Did you provide an equal number of samples for each class (target)? Because if you didn't then 60% could, in principle, be due to chance. That is, if 60% of the samples are in one class in the training set, then a 'naive' classifier that is just guessing that class all the time will give 60% accuracy.

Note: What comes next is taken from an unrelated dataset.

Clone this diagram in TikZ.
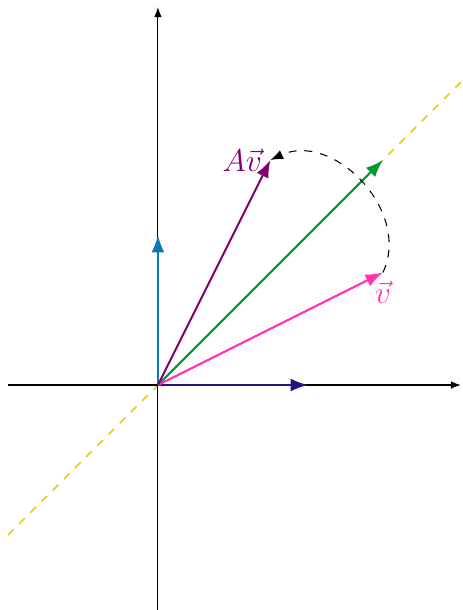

Also: what preprocessing did you do? Any z-scoring, baseline correction etc?

> 
> In the CNV plot it looked like the usefulness of Pz and Cz for the classifier(s) should flip at around 1 second in the preparation interval, so I wanted to look at sensitivity. [...] That doesn't look like what I expected - but I find it hard to judge if what I'm doing is actually correct. For example, on inspecting all the different sensitivity datasets, it looks like the sign that each feature gets is usually the same... but there are a few exceptions. Does the sign actually mean anything in terms of a feature's usefulness?

As far as I know the sign is not that important - it's more about the relative magnitude. If the sensitivity is further away from zero then that means the feature is more important for discriminating the classes. 
> 
> When I look at the individual sensitivity datasets, they look like this:
> 
> In [19]: sensitivities[0]
> Out[19]: Dataset(array([[ 0.14507451, -0.02963355]]), sa=SampleAttributesCollection(items=[ArrayCollectable(name='targets', doc=None, value=array([[8, 1]]), length=1), ArrayCollectable(name='biases', doc='Sequence attribute', value=array([-0.63935516]), length=1)]), fa=FeatureAttributesCollection(items=[]), a=DatasetAttributesCollection(items=[]))
> 
> Now there is a number -0.63935516 that puzzles me. Second noob question: what does this 'bias' number mean?

I'm not an expert on this... maybe it's the offset from the separating hyperplane, i.e. all vectors x for which dot(a,x)=b with b the bias and a the sensitivities?